Strong systems also rely on a full retrieval pipeline: query understanding, hybrid search, reranking, and context assembly before generation.

Cost optimization matters too. Not every step requires a frontier model. Smaller models can handle simpler retrieval tasks, while more advanced models are reserved for reasoning and synthesis.

It is also important to decide early between on-premise and offsite deployments. On-premise systems run entirely within the client's infrastructure, with local AI models ensuring no data leaves the building. Offsite systems use third-party AI providers, where data is processed externally. Both approaches work well but involve different trade-offs in security, control, ongoing cost versus upfront cost, and flexibility, so this decision needs to be clarified early in the project.

Finally, these systems require continuous iteration. Prompt design, retrieval strategy, and ranking often take weeks of testing and refinement to get right.

The Future of Enterprise Knowledge Base Searching

Enterprise search is about to become far more powerful and consume far less time for employees, freeing them up to focus on higher-value work. With AI systems like RAG, employees no longer need to rely on keyword searches or remember exactly where information is stored. They simply ask questions in natural language and get accurate, context-aware, source-cited answers pulled from across the entire organization.

We have spoken with a Vancouver-based engineering company that often "re-invents the wheel" on new projects simply because previous work is difficult to find and reuse. Valuable designs, test results, and project insights already exist, but traditional search makes them effectively inaccessible. AI-driven search changes this by making past knowledge instantly discoverable and reusable.

Beyond engineering, this applies to legal, finance, real estate, and other document-heavy industries where critical knowledge is buried across thousands of files.

We are also seeing the rise of more advanced approaches like agentic search, where AI systems can break down complex questions, perform multiple retrieval steps, and synthesize results from different sources. At the same time, search is expanding beyond text into more complex data types like CAD files, ERP systems, schematics, spreadsheets, and other technical formats.

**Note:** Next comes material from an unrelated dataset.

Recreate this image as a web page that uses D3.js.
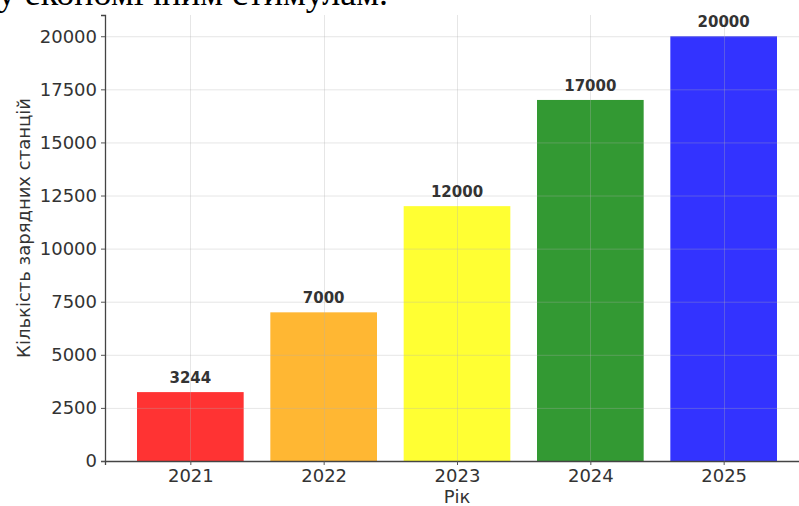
<!DOCTYPE html>
<html>
<head>
<meta charset="utf-8">
<script src="https://cdn.jsdelivr.net/npm/d3@7"></script>
<style>
  html, body { margin: 0; padding: 0; background: #fff; overflow: hidden; }
  svg { display: block; }
</style>
</head>
<body>
<svg id="chart" width="799" height="506"></svg>
<script>
// Charging stations per year
const years = ["2021", "2022", "2023", "2024", "2025"];
const stations = [3244, 7000, 12000, 17000, 20000];
const barColors = ["#ff3333", "#ffb733", "#ffff33", "#339933", "#3333ff"];
const yTicks = [0, 2500, 5000, 7500, 10000, 12500, 15000, 17500, 20000];
const xTitle = "Рік";
const yTitle = "Кількість зарядних станцій";
const pageLine = "у економічним стимулам.";

(function draw() {
  const svg = d3.select("#chart");
  const plotLeft = 105, plotBottom = 461, plotTop = 15, plotRight = 809;

  // Continuous x position (bar index) with margins like a default bar plot
  const x = d3.scaleLinear().domain([-0.64, years.length - 1 + 0.64]).range([plotLeft, plotRight]);
  const y = d3.scaleLinear().domain([0, 21000]).range([plotBottom, plotTop]);
  const barW = x(0.8) - x(0);

  // Line of the surrounding page text, mostly above the frame
  svg.append("text")
    .attr("x", 388).attr("y", 5)
    .attr("text-anchor", "end")
    .attr("font-family", "'Liberation Serif', 'Times New Roman', serif")
    .attr("font-size", 36)
    .attr("fill", "#000")
    .text(pageLine);

  // Bars
  svg.append("g").selectAll("rect")
    .data(stations)
    .join("rect")
    .attr("x", (d, i) => x(i) - barW / 2)
    .attr("y", d => y(d))
    .attr("width", barW)
    .attr("height", d => y(0) - y(d))
    .attr("fill", (d, i) => barColors[i]);

  // Grid drawn over the bars, faint
  const grid = svg.append("g").attr("stroke", "#b0b0b0").attr("stroke-opacity", 0.4).attr("stroke-width", 0.8);
  grid.selectAll("line.h").data(yTicks.slice(1)).join("line")
    .attr("class", "h")
    .attr("x1", plotLeft).attr("x2", plotRight)
    .attr("y1", d => y(d) + 0.5).attr("y2", d => y(d) + 0.5);
  grid.selectAll("line.v").data(years).join("line")
    .attr("class", "v")
    .attr("x1", (d, i) => Math.round(x(i)) + 0.5).attr("x2", (d, i) => Math.round(x(i)) + 0.5)
    .attr("y1", plotTop).attr("y2", plotBottom);

  // Axes
  const tickFont = "'DejaVu Sans', sans-serif";
  const yAxis = svg.append("g")
    .attr("transform", `translate(${plotLeft},0)`)
    .call(d3.axisLeft(y).tickValues(yTicks).tickSize(4).tickPadding(4).tickFormat(d3.format("d")));
  yAxis.select(".domain").attr("stroke", "#444").attr("stroke-width", 1.3);
  yAxis.selectAll(".tick line").attr("stroke", "#555");
  yAxis.selectAll("text").attr("font-family", tickFont).attr("font-size", 18).attr("fill", "#333");

  const xAxis = svg.append("g")
    .attr("transform", `translate(0,${plotBottom})`)
    .call(d3.axisBottom(x).tickValues(d3.range(years.length)).tickSize(4).tickPadding(4)
      .tickFormat(i => years[i]));
  xAxis.select(".domain").attr("stroke", "#444").attr("stroke-width", 1.3);
  xAxis.selectAll(".tick line").attr("stroke", "#555");
  xAxis.selectAll("text").attr("font-family", tickFont).attr("font-size", 18).attr("fill", "#333");

  // Value labels above bars
  svg.append("g").selectAll("text")
    .data(stations)
    .join("text")
    .attr("x", (d, i) => x(i))
    .attr("y", d => y(d) - 9)
    .attr("text-anchor", "middle")
    .attr("font-family", tickFont)
    .attr("font-weight", "bold")
    .attr("font-size", 15)
    .attr("fill", "#333")
    .text(d => d);

  // Axis titles
  svg.append("text")
    .attr("x", x(2)).attr("y", 503)
    .attr("text-anchor", "middle")
    .attr("font-family", tickFont).attr("font-size", 18).attr("fill", "#333")
    .text(xTitle);
  svg.append("text")
    .attr("transform", "translate(30,228) rotate(-90)")
    .attr("text-anchor", "middle")
    .attr("font-family", tickFont).attr("font-size", 18).attr("fill", "#333")
    .text(yTitle);
})();
</script>
</body>
</html>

These workflows are evolving into autonomous processes where AI does not just find information but actively uses it to generate reports, support decisions, and trigger actions. Enterprise knowledge is shifting from static storage to an intelligent system that can be queried and acted on in real time.

Conclusion

Retrieval-Augmented Generation is transforming how companies interact with their internal knowledge. Instead of wasting time manually searching through disconnected files and relying on keyword-based systems, organizations can now search by meaning, context, and intent using natural language. By combining semantic retrieval with large language models, RAG enables fast, accurate, and source-grounded answers across massive document collections.

As businesses continue to accumulate larger volumes of unstructured data, the ability to efficiently access and reuse institutional knowledge becomes a major competitive advantage. Whether in engineering, healthcare, law, finance, manufacturing, or enterprise operations, AI-powered document search helps teams reduce duplicated work, improve decision-making, and unlock insights that would otherwise remain buried.

Building effective RAG systems requires more than simply connecting an AI model to a database. Success depends on thoughtful system design, strong retrieval pipelines, high-quality data processing, security planning, and continuous refinement. Companies must also carefully evaluate deployment strategies, balancing the flexibility of cloud-based AI with the privacy and control of on-premise systems.

Looking ahead, enterprise search will continue evolving beyond simple question answering toward intelligent agents and autonomous workflows capable of reasoning across multiple systems and data types. Organizations that invest early in AI-driven knowledge infrastructure will be better positioned to scale expertise, preserve institutional knowledge, and let employees focus on higher-value work rather than searching for information.